---------- STORED DATA

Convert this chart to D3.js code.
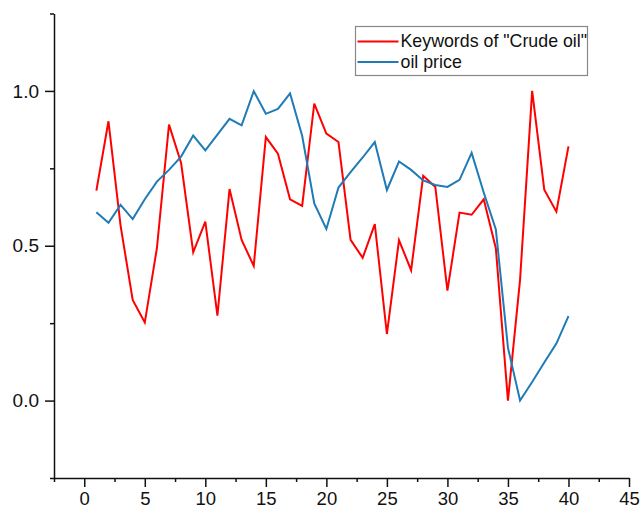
<!DOCTYPE html>
<html>
<head>
<meta charset="utf-8">
<script src="https://cdn.jsdelivr.net/npm/d3@7"></script>
<style>
  html, body { margin: 0; padding: 0; background: #fff; }
  #chart { width: 641px; height: 510px; }
  text { font-family: "Liberation Sans", Arial, sans-serif; fill: #111; }
</style>
</head>
<body>
<div id="chart"></div>
<script>
//Datos
let months = d3.range(1, 41);
let keywords = [0.678, 0.902, 0.565, 0.325, 0.252, 0.492, 0.891, 0.767, 0.479, 0.578,
                0.274, 0.683, 0.519, 0.435, 0.851, 0.797, 0.650, 0.629, 0.959, 0.862,
                0.835, 0.519, 0.461, 0.570, 0.215, 0.518, 0.421, 0.726, 0.690, 0.355,
                0.607, 0.600, 0.650, 0.492, 0.000, 0.390, 1.000, 0.681, 0.610, 0.821];
let oilPrice = [0.608, 0.574, 0.632, 0.586, 0.650, 0.707, 0.745, 0.788, 0.856, 0.808,
                0.859, 0.910, 0.889, 0.999, 0.926, 0.942, 0.992, 0.855, 0.637, 0.554,
                0.688, 0.738, 0.785, 0.835, 0.680, 0.772, 0.745, 0.711, 0.696, 0.690,
                0.713, 0.800, 0.672, 0.553, 0.171, 0.000, 0.060, 0.123, 0.184, 0.273];
let seriesNames = ['Keywords of "Crude oil"', 'oil price'];
let seriesColors = ['#ff0000', '#1f7bb6'];
let xTicks = d3.range(0, 46, 5);
let yTicks = [0.0, 0.5, 1.0];

let chartBlock = d3.select('#chart');
let margin = {top: 13.5, right: 12, bottom: 32, left: 54};
let width = 641 - margin.left - margin.right,
    height = 510 - margin.top - margin.bottom;

let svg = chartBlock.append('svg')
    .attr('width', 641)
    .attr('height', 510);
let chart = svg.append('g')
    .attr('transform', 'translate(' + margin.left + ',' + margin.top + ')');

//Escalas
let x = d3.scaleLinear().domain([-2.5, 45]).range([0, width]);
let y = d3.scaleLinear().domain([-0.25, 1.25]).range([height, 0]);

//Eje X
let xMinor = chart.append('g')
    .attr('transform', 'translate(0,' + height + ')')
    .call(d3.axisBottom(x).tickValues(d3.range(-2.5, 45.1, 5)).tickSize(4).tickFormat(''));
xMinor.select('.domain').remove();

let xAxis = chart.append('g')
    .attr('transform', 'translate(0,' + height + ')')
    .call(d3.axisBottom(x).tickValues(xTicks).tickSize(9).tickPadding(5).tickSizeOuter(0));
xAxis.selectAll('text').style('font-size', '18.5px');

//Eje Y
let yMinor = chart.append('g')
    .call(d3.axisLeft(y).tickValues([-0.25, 0.25, 0.75, 1.25]).tickSize(4).tickFormat(''));
yMinor.select('.domain').remove();

let yAxis = chart.append('g')
    .call(d3.axisLeft(y).tickValues(yTicks).tickSize(9).tickPadding(6).tickSizeOuter(0)
        .tickFormat(d3.format('.1f')));
yAxis.selectAll('text').style('font-size', '19px');

chart.selectAll('.domain, .tick line')
    .attr('stroke', '#111')
    .attr('stroke-width', 1.5);

//Líneas
let series = [keywords, oilPrice];
let line = d3.line()
    .x(function(d, i) { return x(months[i]); })
    .y(function(d) { return y(d); });

chart.selectAll('.serie')
    .data(series)
    .enter()
    .append('path')
    .attr('class', 'serie')
    .attr('fill', 'none')
    .attr('stroke', function(d, i) { return seriesColors[i]; })
    .attr('stroke-width', 2)
    .attr('stroke-linejoin', 'miter')
    .attr('d', line);

//Leyenda
let legend = svg.append('g').attr('transform', 'translate(355.5,26.5)');
legend.append('rect')
    .attr('width', 232)
    .attr('height', 49)
    .attr('fill', '#fff')
    .attr('stroke', '#888')
    .attr('stroke-width', 1.2);

seriesNames.forEach(function(name, i) {
    let row = legend.append('g').attr('transform', 'translate(0,' + (15 + i * 20.5) + ')');
    row.append('line')
        .attr('x1', 2).attr('x2', 43)
        .attr('stroke', seriesColors[i])
        .attr('stroke-width', 2);
    row.append('text')
        .attr('x', 45)
        .attr('y', 5.5)
        .style('font-size', '17.8px')
        .text(name);
});
</script>
</body>
</html>
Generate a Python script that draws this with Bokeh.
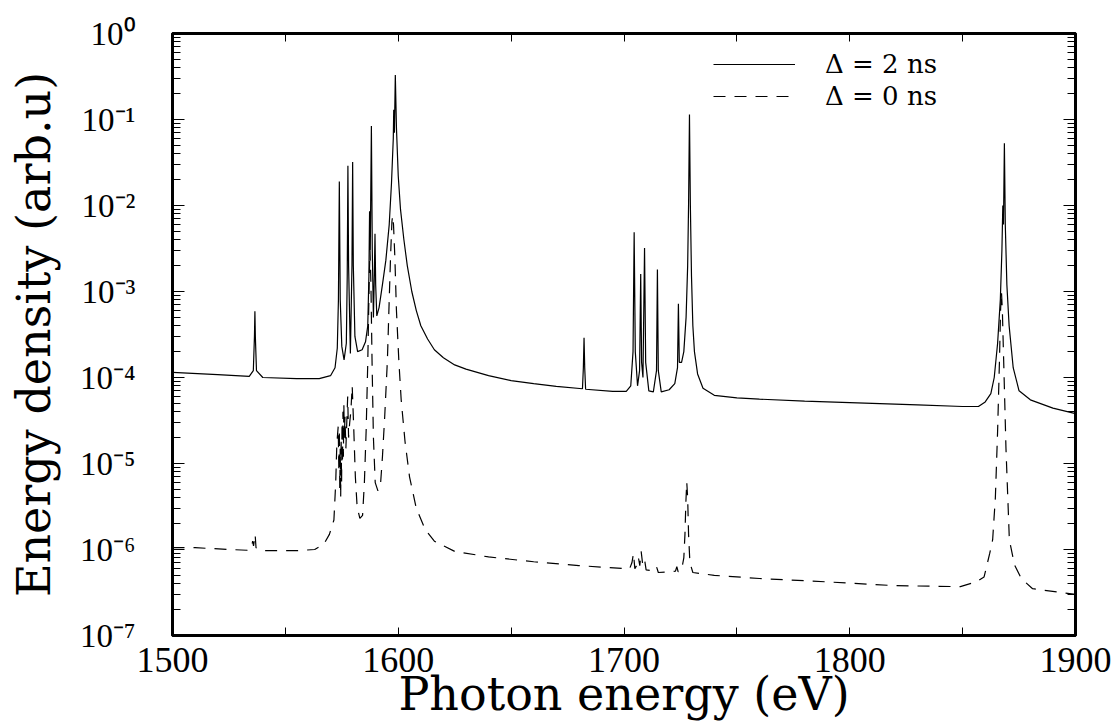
from bokeh.plotting import figure
from bokeh.models import FixedTicker, LogAxis, LinearAxis, Range1d
from bokeh.embed import file_html
from bokeh.resources import INLINE

# ---------------- data ----------------
solid_x = [1500, 1520, 1534, 1535.8, 1536.3, 1536.5, 1536.7, 1537.2, 1540, 1555, 1565,
           1570, 1572, 1573, 1573.5, 1573.9, 1574.3, 1575, 1576, 1577, 1577.4, 1577.7,
           1578.0, 1578.8, 1579.5, 1579.8, 1580.1, 1580.8, 1582, 1584, 1585.5, 1586.5,
           1587.0, 1587.3, 1587.6, 1588.1, 1588.5, 1589.0, 1589.4, 1589.7, 1590.0,
           1590.5, 1591.5, 1593, 1594.5, 1596, 1597, 1597.8, 1598.0, 1598.3, 1598.7,
           1599.2, 1600, 1601, 1602.5, 1604, 1606, 1608, 1610, 1613, 1616, 1620, 1625,
           1630, 1640, 1650, 1660, 1670,
           1681.6, 1682.0, 1682.3, 1682.6, 1683, 1695, 1701, 1703, 1704, 1704.5, 1705,
           1706, 1706.9, 1707.4, 1707.8, 1708.4, 1709.1, 1709.6, 1711, 1713, 1714.4,
           1714.8, 1715.2, 1716.5, 1720, 1722.5, 1723.7, 1724.1, 1724.5, 1725.5, 1726.5,
           1727.5, 1728.2, 1728.6, 1729, 1729.4, 1729.9, 1730.5, 1731.2, 1732.6, 1735,
           1740, 1750, 1760, 1780, 1800, 1830, 1850, 1857, 1860, 1862.5, 1864, 1865.5,
           1866.7, 1867.4, 1867.8, 1868.1, 1868.5, 1868.9, 1869.6, 1870.6, 1872.4, 1875,
           1880, 1890, 1900]
solid_y = [1.15e-4, 1.08e-4, 1.03e-4, 1.2e-4, 3e-4, 5.9e-4, 3e-4, 1.2e-4, 1.0e-4, 0.97e-4, 0.97e-4,
           1.05e-4, 1.3e-4, 2.2e-4, 8e-4, 1.9e-2, 8e-4, 2.3e-4, 1.6e-4, 2.5e-4, 1.5e-3, 2.9e-2,
           2e-3, 1.9e-4, 2e-3, 3.2e-2, 2e-3, 3e-4, 2.0e-4, 2.1e-4, 2.6e-4, 4e-4,
           1.5e-3, 8.6e-3, 3e-3, 8.4e-2, 3e-3, 5e-4, 1.5e-3, 4.7e-3, 1.2e-3,
           5.2e-4, 6.5e-4, 1.2e-3, 2.3e-3, 6e-3, 1.8e-2, 6e-2, 1.3e-1, 7e-2, 3.3e-1,
           8e-2, 2.2e-2, 9e-3, 4e-3, 2e-3, 1e-3, 6e-4, 4e-4, 2.8e-4, 2.1e-4, 1.7e-4, 1.4e-4,
           1.25e-4, 1.05e-4, 9.2e-5, 8.5e-5, 7.9e-5,
           7.4e-5, 1.3e-4, 2.9e-4, 1.3e-4, 7.3e-5, 6.9e-5, 6.9e-5, 8e-5, 2e-4, 4.9e-3, 2e-4,
           8e-5, 1.2e-4, 1.6e-3, 1.5e-4, 1e-4, 3.2e-3, 1.5e-4, 7e-5, 6.8e-5, 1.2e-4,
           1.8e-3, 1.2e-4, 6.8e-5, 7.2e-5, 8.5e-5, 1.3e-4, 7.2e-4, 1.5e-4, 1.5e-4, 2e-4,
           5e-4, 2e-3, 1e-2, 1.14e-1, 1e-2, 1.5e-3, 4e-4, 2e-4, 1.1e-4, 7.5e-5,
           6.2e-5, 5.8e-5, 5.6e-5, 5.3e-5, 5.1e-5, 4.8e-5, 4.6e-5, 4.6e-5, 5.2e-5, 6.5e-5, 1e-4, 2.5e-4,
           8e-4, 3e-3, 1e-2, 6e-3, 5.3e-2, 6e-3, 1.2e-3, 4e-4, 1.3e-4, 7e-5,
           5.5e-5, 4.4e-5, 3.8e-5]

dashed_x = [1500, 1510, 1525, 1533, 1535, 1535.5, 1535.9, 1536.3, 1536.6, 1537.0, 1540, 1555,
            1563, 1567, 1569.5, 1571.5, 1572.3, 1572.8, 1573.4, 1573.7, 1573.9, 1574.1,
            1574.3, 1574.5, 1574.7, 1574.9, 1575.1, 1575.3, 1575.5, 1575.7, 1575.9, 1576.1,
            1576.4, 1576.8, 1577.2, 1577.6, 1578.0, 1578.5, 1579.0, 1579.6, 1580.3, 1581,
            1581.8, 1583, 1584.2, 1585.0, 1585.8, 1586.5, 1587.1, 1587.5, 1587.9, 1588.4,
            1589.0, 1589.8, 1591, 1592.2, 1593, 1594, 1595.2, 1596.0, 1596.6, 1597.2,
            1597.5, 1597.9, 1598.5, 1599.2, 1600.3, 1601.3, 1603, 1605, 1608, 1612, 1616,
            1625, 1640, 1660, 1680, 1700, 1702.5, 1703.5, 1704.2, 1704.8, 1705.6, 1706.4,
            1707.0, 1707.6, 1708.2, 1709.0, 1709.8, 1713.5, 1714.5, 1715.2, 1720, 1722.8,
            1723.4, 1724.0, 1725.5, 1726.5, 1727.0, 1727.4, 1727.8, 1728.2, 1728.6, 1729.2,
            1730.5, 1740, 1760, 1790, 1820, 1849, 1856, 1859.5, 1862, 1863.3, 1864.5,
            1865.5, 1866.3, 1866.8, 1867.2, 1867.6, 1868.3, 1869.2, 1870.7, 1873, 1876,
            1881, 1892, 1900]
dashed_y = [1.05e-6, 1.05e-6, 1.0e-6, 0.98e-6, 1.05e-6, 1.25e-6, 1.1e-6, 1.3e-6, 1.5e-6, 1.05e-6, 0.97e-6, 0.97e-6,
            1.0e-6, 1.15e-6, 1.5e-6, 2.2e-6, 6e-6, 1.7e-5, 2.7e-5, 8e-6, 2.5e-5, 5e-6,
            1.5e-5, 4e-6, 2e-5, 6e-6, 3e-5, 1e-5, 4e-5, 1.2e-5, 5e-5, 2e-5,
            3.5e-5, 1.5e-5, 3e-5, 6e-5, 2e-5, 3e-5, 4e-5, 8e-5, 2.5e-5, 7e-6,
            3.1e-6, 2.3e-6, 2.5e-6, 6e-6, 2.5e-5, 1.5e-4, 1.2e-3, 3e-3, 1.2e-3, 1.5e-4,
            2e-5, 6e-6, 4.8e-6, 6e-6, 1.2e-5, 3.5e-5, 1.6e-4, 8e-4, 2.6e-3, 6.5e-3,
            7.6e-3, 6e-3, 2.5e-3, 6e-4, 1.5e-4, 5.5e-5, 1.8e-5, 7e-6, 3e-6, 1.7e-6, 1.25e-6,
            9.5e-7, 8.2e-7, 7.2e-7, 6.5e-7, 6e-7, 6e-7, 7e-7, 9e-7, 6e-7, 6.5e-7, 8e-7,
            6.5e-7, 9.5e-7, 7e-7, 8e-7, 5.8e-7, 5.6e-7, 6.2e-7, 5.4e-7, 5.5e-7, 5.6e-7,
            6.3e-7, 5.5e-7, 5.8e-7, 8e-7, 1.5e-6, 3.5e-6, 6.1e-6, 4e-6, 1.5e-6, 7e-7,
            5.4e-7, 5.0e-7, 4.6e-7, 4.2e-7, 3.8e-7, 3.7e-7, 4.2e-7, 4.8e-7, 9e-7, 1.3e-6, 4e-6,
            2.4e-5, 1.5e-4, 6e-4, 1e-3, 6e-4, 1.2e-4, 1.5e-5, 1.3e-6, 6.6e-7, 4.6e-7,
            3.5e-7, 3.2e-7, 3.0e-7]

x_major = [1500, 1600, 1700, 1800, 1900]
x_minor = [1550, 1650, 1750, 1850]
y_major = [1e-7, 1e-6, 1e-5, 1e-4, 1e-3, 1e-2, 1e-1, 1e0]
y_labels = ["10⁻⁷", "10⁻⁶", "10⁻⁵", "10⁻⁴", "10⁻³", "10⁻²", "10⁻¹", "10⁰"]
y_minor = [m * d for d in y_major[:-1] for m in range(2, 10)]

label_solid = "Δ = 2 ns"
label_dashed = "Δ = 0 ns"
x_title = "Photon energy (eV)"
y_title = "Energy density (arb.u)"

# ---------------- figure ----------------
p = figure(width=1118, height=726, x_range=Range1d(1500, 1900), y_range=Range1d(1e-7, 1),
           y_axis_type="log", output_backend="svg", toolbar_location=None,
           min_border_left=172, min_border_right=43, min_border_top=33, min_border_bottom=91,
           background_fill_color="white", border_fill_color="white")
p.grid.visible = False
p.outline_line_color = "black"
p.outline_line_width = 3

p.line(solid_x, solid_y, line_color="black", line_width=1.2, legend_label=label_solid)
p.line(dashed_x, dashed_y, line_color="black", line_width=1.2, line_dash="12 9",
       legend_label=label_dashed)

xt = FixedTicker(ticks=x_major, minor_ticks=x_minor)
yt = FixedTicker(ticks=y_major, minor_ticks=y_minor)


def style(ax, xdir):
    ax.axis_line_color = "black"
    ax.axis_line_width = 3
    ax.major_tick_out = 0
    ax.minor_tick_out = 0
    ax.major_tick_line_color = "black"
    ax.minor_tick_line_color = "black"
    ax.major_tick_line_width = 1
    ax.minor_tick_line_width = 1
    if xdir:
        ax.major_tick_in = 8
        ax.minor_tick_in = 8
    else:
        ax.major_tick_in = 12
        ax.minor_tick_in = 8


xa = p.xaxis[0]
xa.ticker = xt
style(xa, True)
xa.major_label_text_font = "Liberation Serif"
xa.major_label_text_font_size = "36px"
xa.major_label_text_color = "black"
xa.major_label_standoff = 12
xa.axis_label = x_title
xa.axis_label_text_font = "DejaVu Serif"
xa.axis_label_text_font_size = "46px"
xa.axis_label_text_font_style = "normal"
xa.axis_label_text_color = "black"
xa.axis_label_standoff = -8

ya = p.yaxis[0]
ya.ticker = yt
style(ya, False)
ya.major_label_overrides = {v: s for v, s in zip(y_major, y_labels)}
ya.major_label_text_font = "Liberation Serif"
ya.major_label_text_font_size = "33px"
ya.major_label_text_color = "black"
ya.major_label_standoff = 37
ya.axis_label = y_title
ya.axis_label_text_font = "DejaVu Serif"
ya.axis_label_text_font_size = "46px"
ya.axis_label_text_font_style = "normal"
ya.axis_label_text_color = "black"
ya.axis_label_standoff = 16

top = LinearAxis(ticker=xt, major_label_overrides={v: "" for v in x_major})
style(top, True)
p.add_layout(top, "above")
right = LogAxis(ticker=yt, major_label_overrides={v: "" for v in y_major})
style(right, False)
p.add_layout(right, "right")

lg = p.legend[0]
lg.location = (541, 523)
lg.border_line_color = None
lg.background_fill_alpha = 0
lg.glyph_width = 82
lg.glyph_height = 32
lg.label_height = 32
lg.label_standoff = 30
lg.padding = 0
lg.margin = 0
lg.spacing = 0
lg.label_text_font = "DejaVu Serif"
lg.label_text_font_size = "26px"
lg.label_text_color = "black"

open("out.html", "w").write(file_html(p, INLINE))
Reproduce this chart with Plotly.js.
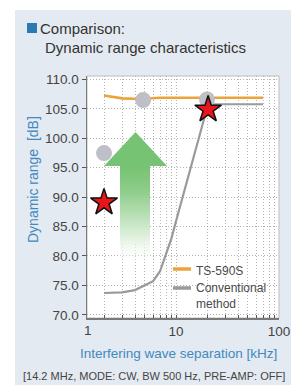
<!DOCTYPE html>
<html>
<head>
<meta charset="utf-8">
<script src="https://cdn.plot.ly/plotly-3.0.1.min.js"></script>
<style>
html,body{margin:0;padding:0;background:#ffffff;width:291px;height:385px;overflow:hidden}
#chart{position:absolute;left:15px;top:10px;width:276px;height:375px}
</style>
</head>
<body>
<div id="chart"></div>
<script>
// ---- data ----
const tsSep   = [2, 3, 4.5, 7, 10, 20, 40, 70];
const tsRange = [107.3, 106.8, 106.7, 106.9, 106.9, 106.9, 106.9, 106.9];

const convSep   = [2, 3, 4, 5.2, 6, 7, 7.8, 9, 10, 13.7, 20.5, 30, 50, 70];
const convRange = [73.7, 73.8, 74.2, 75.1, 75.7, 77.4, 79.8, 82.9, 85.9, 94.7, 105.8, 105.8, 105.8, 105.8];

const circleSep   = [2, 4.8, 20];
const circleRange = [97.5, 106.5, 106.6];

const starSep   = [2, 20.5];
const starRange = [89.1, 104.9];

const yTicks = [70, 75, 80, 85, 90, 95, 100, 105, 110];
const xMajorTicks = [10, 100];
const xMajorLabels = ['10', '100'];
const xMinorTicks = [2, 3, 4, 5, 6, 7, 8, 9, 20, 30, 40, 50, 60, 70, 80, 90];

const seriesNames = ['TS-590S', 'Conventional<br>method'];
const seriesColors = ['#eda33c', '#9a9a9a'];
const titleLine1 = 'Comparison:';
const titleLine2 = 'Dynamic range characteristics';
const yTitle = 'Dynamic range\u00a0\u00a0[dB]';
const xTitle = 'Interfering wave separation [kHz]';
const footnote = '[14.2\u00a0MHz, MODE: CW, BW\u00a0500\u00a0Hz, PRE-AMP: OFF]';
const firstXLabel = '1';

// ---- layout helpers (pixel -> paper) ----
const M = {l: 72, r: 12, t: 66, b: 67};
const PL = 15 + M.l, PT = 10 + M.t, PW = 276 - M.l - M.r, PH = 375 - M.t - M.b;
const X = px => (px - PL) / PW;
const Y = py => (PT + PH - py) / PH;

const FONT = '"Liberation Sans", Arial, Helvetica, sans-serif';
const BLUE = '#4189c0';
const GRID = '#b4b4b4';

const arrowSvg =
 "<svg xmlns='http://www.w3.org/2000/svg' width='63' height='133' viewBox='0 0 63 133'>" +
 "<defs><linearGradient id='g' x1='0' y1='0' x2='0' y2='133' gradientUnits='userSpaceOnUse'>" +
 "<stop offset='0.26' stop-color='#76c373'/><stop offset='0.45' stop-color='#8fcd8b'/>" +
 "<stop offset='0.8' stop-color='#e2f2e0'/><stop offset='1' stop-color='#ffffff' stop-opacity='0'/>" +
 "</linearGradient></defs>" +
 "<path d='M0,34 L31.5,0 L63,34 L46,34 L46,133 L16,133 L16,34 Z' fill='url(#g)'/></svg>";

const traces = [
  {x: convSep, y: convRange, name: 'Conventional method', type: 'scatter', mode: 'lines',
   line: {color: seriesColors[1], width: 2.2}, showlegend: false},
  {x: tsSep, y: tsRange, name: seriesNames[0], type: 'scatter', mode: 'lines',
   line: {color: seriesColors[0], width: 2.6}, showlegend: false},
  {x: circleSep, y: circleRange, type: 'scatter', mode: 'markers', showlegend: false,
   marker: {size: 16, color: '#bfc0c7'}, hoverinfo: 'skip'},
  {x: starSep, y: starRange, type: 'scatter', mode: 'markers', showlegend: false,
   marker: {symbol: 'star', size: 20, color: '#e8151b', line: {color: '#111', width: 1.5}}, hoverinfo: 'skip'}
];

const ann = (text, px, py, opts) => Object.assign({
  text: text, x: X(px), y: Y(py), xref: 'paper', yref: 'paper', showarrow: false,
  xanchor: 'left', yanchor: 'middle', font: {family: FONT, size: 13, color: '#444'}
}, opts || {});

const legLine = (py, color) => ({type: 'line', xref: 'paper', yref: 'paper',
  x0: X(173), x1: X(191), y0: Y(py), y1: Y(py), line: {color: color, width: 3.5}, layer: 'above'});

const LEGFONT = {family: FONT, size: 12, color: '#4a4a4a'};

const layout = {
  width: 276, height: 375,
  margin: M,
  paper_bgcolor: '#e4eaf1',
  plot_bgcolor: '#ffffff',
  font: {family: FONT, size: 13, color: '#444'},
  showlegend: false,
  xaxis: {
    type: 'log', range: [0.136, 2.0],
    tickmode: 'array', tickvals: xMajorTicks, ticktext: xMajorLabels,
    ticks: 'inside', ticklen: 3, tickcolor: '#555', tickwidth: 1,
    tickfont: {family: FONT, size: 13.5, color: '#444'},
    showline: true, linecolor: '#7a7a7a', linewidth: 1.5,
    showgrid: true, gridcolor: GRID, gridwidth: 1, griddash: '1px,2px',
    minor: {tickmode: 'array', tickvals: xMinorTicks, ticks: 'inside', ticklen: 3, tickcolor: '#555',
            showgrid: true, gridcolor: GRID, gridwidth: 1, griddash: '1px,2px'},
    zeroline: false, fixedrange: true
  },
  yaxis: {
    range: [69.45, 110.6],
    tickmode: 'array', tickvals: yTicks, tickformat: '.1f',
    ticks: 'outside', ticklen: 4, tickcolor: '#555',
    tickfont: {family: FONT, size: 13.5, color: '#444'},
    showline: true, linecolor: '#7a7a7a', linewidth: 1.5,
    showgrid: true, gridcolor: GRID, gridwidth: 1, griddash: '1px,2px',
    zeroline: false, fixedrange: true
  },
  shapes: [
    {type: 'rect', xref: 'paper', yref: 'paper', x0: 0, x1: 1, y0: 0, y1: 1,
     line: {color: '#bdbdbd', width: 1}, layer: 'below'},
    {type: 'rect', xref: 'paper', yref: 'paper', x0: X(27), x1: X(37), y0: Y(33), y1: Y(23),
     fillcolor: '#2b7ab2', line: {width: 0}},
    legLine(269, seriesColors[0]),
    legLine(288, seriesColors[1])
  ],
  images: [{
    source: 'data:image/svg+xml;charset=utf-8,' + encodeURIComponent(arrowSvg),
    xref: 'paper', yref: 'paper', x: X(104), y: Y(132), sizex: 63 / PW, sizey: 133 / PH,
    xanchor: 'left', yanchor: 'top', sizing: 'stretch', layer: 'above'
  }],
  annotations: [
    ann(titleLine1, 38, 28, {font: {family: FONT, size: 15, color: '#333'}}),
    ann(titleLine2, 43, 47, {font: {family: FONT, size: 15, color: '#333'}}),
    ann(yTitle, 33, 180, {xanchor: 'center', textangle: -90, font: {family: FONT, size: 14, color: BLUE}}),
    ann(xTitle, 178, 353, {xanchor: 'center', font: {family: FONT, size: 13.5, color: BLUE}}),
    ann(footnote, 21, 376, {font: {family: FONT, size: 11, color: '#444'}}),
    ann(firstXLabel, 88, 330, {xanchor: 'center', font: {family: FONT, size: 13.5, color: '#444'}}),
    ann(seriesNames[0], 194, 271, {font: LEGFONT}),
    ann(seriesNames[1], 194, 296, {font: LEGFONT, align: 'left'})
  ]
};

Plotly.newPlot('chart', traces, layout, {staticPlot: true, displayModeBar: false});
</script>
</body>
</html>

--------------------

Skip all pictures. Retype exactly the span whose first line is the one with "Generate a Python" and whose last line is the one with "from bokeh.resources import INLINE".

▸ TASK SOLUTION
Generate a Python script that draws this with Bokeh.
from bokeh.plotting import figure
from bokeh.models import FixedTicker, LogAxis, LinearAxis, Range1d
from bokeh.embed import file_html
from bokeh.resources import INLINE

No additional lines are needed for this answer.